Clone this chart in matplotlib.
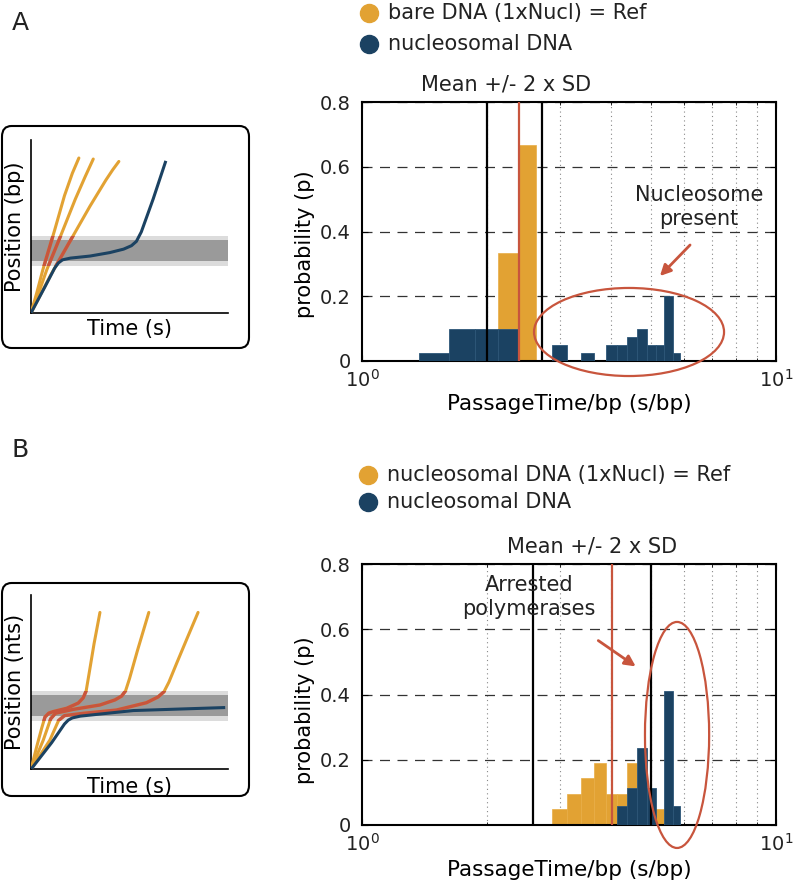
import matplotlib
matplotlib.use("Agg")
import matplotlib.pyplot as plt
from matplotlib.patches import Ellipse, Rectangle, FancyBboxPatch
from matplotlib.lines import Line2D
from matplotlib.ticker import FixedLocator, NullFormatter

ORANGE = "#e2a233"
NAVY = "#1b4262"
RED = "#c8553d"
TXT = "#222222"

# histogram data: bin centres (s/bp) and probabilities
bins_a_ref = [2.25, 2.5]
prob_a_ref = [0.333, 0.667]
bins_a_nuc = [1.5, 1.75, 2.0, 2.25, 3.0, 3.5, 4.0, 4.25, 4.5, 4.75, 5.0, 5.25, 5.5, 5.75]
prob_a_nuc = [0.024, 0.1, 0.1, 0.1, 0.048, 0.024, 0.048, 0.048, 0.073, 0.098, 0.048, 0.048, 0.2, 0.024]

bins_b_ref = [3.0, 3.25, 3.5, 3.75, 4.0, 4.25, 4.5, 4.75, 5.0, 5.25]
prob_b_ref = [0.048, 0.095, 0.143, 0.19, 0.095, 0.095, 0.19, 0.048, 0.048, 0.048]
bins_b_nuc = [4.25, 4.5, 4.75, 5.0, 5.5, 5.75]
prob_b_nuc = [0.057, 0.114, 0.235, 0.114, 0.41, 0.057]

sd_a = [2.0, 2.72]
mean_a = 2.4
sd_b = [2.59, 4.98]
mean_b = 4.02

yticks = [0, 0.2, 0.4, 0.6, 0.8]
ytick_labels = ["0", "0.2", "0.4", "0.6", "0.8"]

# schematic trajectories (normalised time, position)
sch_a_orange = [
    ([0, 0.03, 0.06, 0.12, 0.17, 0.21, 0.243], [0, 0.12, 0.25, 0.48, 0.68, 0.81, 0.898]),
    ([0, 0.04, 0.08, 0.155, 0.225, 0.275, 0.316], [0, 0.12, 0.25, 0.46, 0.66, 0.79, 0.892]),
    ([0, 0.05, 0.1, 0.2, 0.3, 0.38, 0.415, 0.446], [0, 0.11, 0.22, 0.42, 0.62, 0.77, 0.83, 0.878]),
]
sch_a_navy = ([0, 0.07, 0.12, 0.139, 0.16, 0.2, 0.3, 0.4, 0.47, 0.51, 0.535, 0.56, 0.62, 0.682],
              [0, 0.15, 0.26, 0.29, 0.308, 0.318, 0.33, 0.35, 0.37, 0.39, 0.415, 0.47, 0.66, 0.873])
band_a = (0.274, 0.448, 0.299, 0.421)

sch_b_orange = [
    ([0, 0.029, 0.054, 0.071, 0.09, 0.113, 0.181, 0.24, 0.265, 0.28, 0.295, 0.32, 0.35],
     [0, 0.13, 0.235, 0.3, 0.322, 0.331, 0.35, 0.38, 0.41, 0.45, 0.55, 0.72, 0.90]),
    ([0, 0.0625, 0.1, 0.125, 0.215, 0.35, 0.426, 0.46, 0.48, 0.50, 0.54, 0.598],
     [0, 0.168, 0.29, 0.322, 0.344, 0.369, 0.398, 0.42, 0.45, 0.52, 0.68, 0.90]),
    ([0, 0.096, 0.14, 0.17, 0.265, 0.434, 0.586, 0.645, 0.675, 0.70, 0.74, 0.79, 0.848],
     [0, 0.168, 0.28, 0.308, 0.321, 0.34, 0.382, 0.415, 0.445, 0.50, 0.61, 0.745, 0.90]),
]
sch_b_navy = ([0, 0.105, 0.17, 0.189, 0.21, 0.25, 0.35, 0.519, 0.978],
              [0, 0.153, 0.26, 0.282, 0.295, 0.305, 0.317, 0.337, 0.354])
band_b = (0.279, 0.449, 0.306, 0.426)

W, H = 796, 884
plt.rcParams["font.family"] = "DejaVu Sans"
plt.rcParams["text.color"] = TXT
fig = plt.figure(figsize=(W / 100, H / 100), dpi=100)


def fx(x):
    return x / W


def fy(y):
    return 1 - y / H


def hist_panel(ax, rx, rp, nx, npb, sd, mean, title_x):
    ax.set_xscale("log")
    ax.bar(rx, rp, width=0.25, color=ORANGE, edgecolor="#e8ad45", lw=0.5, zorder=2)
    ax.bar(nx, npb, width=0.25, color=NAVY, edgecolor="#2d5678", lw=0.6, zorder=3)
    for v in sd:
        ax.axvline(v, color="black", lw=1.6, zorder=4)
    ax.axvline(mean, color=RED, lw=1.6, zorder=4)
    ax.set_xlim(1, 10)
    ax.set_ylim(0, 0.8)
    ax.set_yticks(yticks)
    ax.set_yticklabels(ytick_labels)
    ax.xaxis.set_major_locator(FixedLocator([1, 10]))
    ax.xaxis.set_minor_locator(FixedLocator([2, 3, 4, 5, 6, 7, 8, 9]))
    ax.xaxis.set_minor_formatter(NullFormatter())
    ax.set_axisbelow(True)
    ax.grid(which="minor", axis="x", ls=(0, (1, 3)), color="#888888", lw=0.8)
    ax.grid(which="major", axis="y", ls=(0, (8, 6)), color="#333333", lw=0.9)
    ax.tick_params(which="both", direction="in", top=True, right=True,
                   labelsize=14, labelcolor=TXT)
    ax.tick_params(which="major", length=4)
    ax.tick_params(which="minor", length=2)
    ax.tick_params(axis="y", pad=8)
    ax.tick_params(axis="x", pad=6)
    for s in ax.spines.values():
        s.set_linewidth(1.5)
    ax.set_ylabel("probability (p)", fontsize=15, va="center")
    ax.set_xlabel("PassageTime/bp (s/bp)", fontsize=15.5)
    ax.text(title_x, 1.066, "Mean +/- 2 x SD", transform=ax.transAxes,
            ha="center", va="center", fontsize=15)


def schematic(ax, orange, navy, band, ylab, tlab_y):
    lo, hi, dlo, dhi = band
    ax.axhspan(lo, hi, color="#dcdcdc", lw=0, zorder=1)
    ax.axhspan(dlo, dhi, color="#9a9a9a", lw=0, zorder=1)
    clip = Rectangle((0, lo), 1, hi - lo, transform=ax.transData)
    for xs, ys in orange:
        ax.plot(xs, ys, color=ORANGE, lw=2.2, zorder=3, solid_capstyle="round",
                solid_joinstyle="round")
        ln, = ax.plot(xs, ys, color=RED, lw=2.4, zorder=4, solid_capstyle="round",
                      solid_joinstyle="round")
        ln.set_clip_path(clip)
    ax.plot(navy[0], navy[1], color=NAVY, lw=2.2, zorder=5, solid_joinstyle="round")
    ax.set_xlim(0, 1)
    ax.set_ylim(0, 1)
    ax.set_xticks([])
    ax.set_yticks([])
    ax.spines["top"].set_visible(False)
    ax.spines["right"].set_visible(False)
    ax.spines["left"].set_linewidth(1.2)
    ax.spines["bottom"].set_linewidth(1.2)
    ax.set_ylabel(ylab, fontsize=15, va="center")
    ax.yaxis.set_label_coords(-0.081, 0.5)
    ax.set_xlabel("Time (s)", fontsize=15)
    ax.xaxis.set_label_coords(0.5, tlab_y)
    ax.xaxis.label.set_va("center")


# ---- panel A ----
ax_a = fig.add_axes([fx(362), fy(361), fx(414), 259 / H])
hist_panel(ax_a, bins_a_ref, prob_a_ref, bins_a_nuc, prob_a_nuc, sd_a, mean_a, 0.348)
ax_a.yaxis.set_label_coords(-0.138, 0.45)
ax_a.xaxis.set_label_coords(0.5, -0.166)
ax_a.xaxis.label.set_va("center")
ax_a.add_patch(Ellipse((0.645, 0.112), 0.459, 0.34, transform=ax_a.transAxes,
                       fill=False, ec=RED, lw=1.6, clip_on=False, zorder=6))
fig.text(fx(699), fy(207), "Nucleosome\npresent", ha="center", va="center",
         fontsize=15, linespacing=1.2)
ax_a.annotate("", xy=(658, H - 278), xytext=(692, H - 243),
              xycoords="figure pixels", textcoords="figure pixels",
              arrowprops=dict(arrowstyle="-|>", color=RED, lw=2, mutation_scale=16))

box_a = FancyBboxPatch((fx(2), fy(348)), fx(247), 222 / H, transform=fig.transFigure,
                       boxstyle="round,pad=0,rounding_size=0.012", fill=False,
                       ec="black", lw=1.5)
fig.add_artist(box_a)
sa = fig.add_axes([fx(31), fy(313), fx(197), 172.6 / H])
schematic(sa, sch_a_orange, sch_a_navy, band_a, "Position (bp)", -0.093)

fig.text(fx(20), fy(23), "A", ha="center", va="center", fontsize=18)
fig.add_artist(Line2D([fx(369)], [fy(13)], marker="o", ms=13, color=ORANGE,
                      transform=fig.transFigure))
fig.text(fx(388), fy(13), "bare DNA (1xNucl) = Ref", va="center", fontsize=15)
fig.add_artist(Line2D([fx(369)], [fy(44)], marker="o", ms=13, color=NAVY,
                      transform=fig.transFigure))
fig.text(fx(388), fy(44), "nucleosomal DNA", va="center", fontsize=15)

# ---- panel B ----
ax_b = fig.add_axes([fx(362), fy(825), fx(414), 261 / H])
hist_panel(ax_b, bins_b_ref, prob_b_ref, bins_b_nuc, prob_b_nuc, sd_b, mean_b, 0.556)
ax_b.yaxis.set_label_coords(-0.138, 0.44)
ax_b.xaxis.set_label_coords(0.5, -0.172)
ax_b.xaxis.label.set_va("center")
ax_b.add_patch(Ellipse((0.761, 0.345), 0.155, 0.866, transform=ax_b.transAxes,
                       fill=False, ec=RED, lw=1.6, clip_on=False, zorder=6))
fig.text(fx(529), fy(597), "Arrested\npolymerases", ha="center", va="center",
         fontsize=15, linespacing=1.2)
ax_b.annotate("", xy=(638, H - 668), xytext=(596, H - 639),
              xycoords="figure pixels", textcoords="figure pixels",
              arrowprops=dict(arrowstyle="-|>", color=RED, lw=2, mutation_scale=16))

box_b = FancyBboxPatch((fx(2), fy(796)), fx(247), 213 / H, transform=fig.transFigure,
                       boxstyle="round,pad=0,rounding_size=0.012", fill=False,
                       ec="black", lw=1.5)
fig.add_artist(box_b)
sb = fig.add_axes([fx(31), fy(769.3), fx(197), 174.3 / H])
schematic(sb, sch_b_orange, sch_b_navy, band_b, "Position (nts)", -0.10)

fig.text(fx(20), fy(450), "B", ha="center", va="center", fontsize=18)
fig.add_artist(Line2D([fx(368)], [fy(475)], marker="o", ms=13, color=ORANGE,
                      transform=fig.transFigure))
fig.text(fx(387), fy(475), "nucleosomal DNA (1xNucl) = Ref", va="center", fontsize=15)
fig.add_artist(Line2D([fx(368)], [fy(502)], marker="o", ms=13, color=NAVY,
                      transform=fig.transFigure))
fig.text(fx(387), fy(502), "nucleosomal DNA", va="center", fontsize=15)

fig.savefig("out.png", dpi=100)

◆ ◆ ◆ ◆

» **Task instructions**:
Restate only the lines running from the start of the material above through the line containing "0.048, 0.2, 0.024]", ends included. No pictures.

» **Finished exercise**:
Clone this chart in matplotlib.
import matplotlib
matplotlib.use("Agg")
import matplotlib.pyplot as plt
from matplotlib.patches import Ellipse, Rectangle, FancyBboxPatch
from matplotlib.lines import Line2D
from matplotlib.ticker import FixedLocator, NullFormatter

ORANGE = "#e2a233"
NAVY = "#1b4262"
RED = "#c8553d"
TXT = "#222222"

# histogram data: bin centres (s/bp) and probabilities
bins_a_ref = [2.25, 2.5]
prob_a_ref = [0.333, 0.667]
bins_a_nuc = [1.5, 1.75, 2.0, 2.25, 3.0, 3.5, 4.0, 4.25, 4.5, 4.75, 5.0, 5.25, 5.5, 5.75]
prob_a_nuc = [0.024, 0.1, 0.1, 0.1, 0.048, 0.024, 0.048, 0.048, 0.073, 0.098, 0.048, 0.048, 0.2, 0.024]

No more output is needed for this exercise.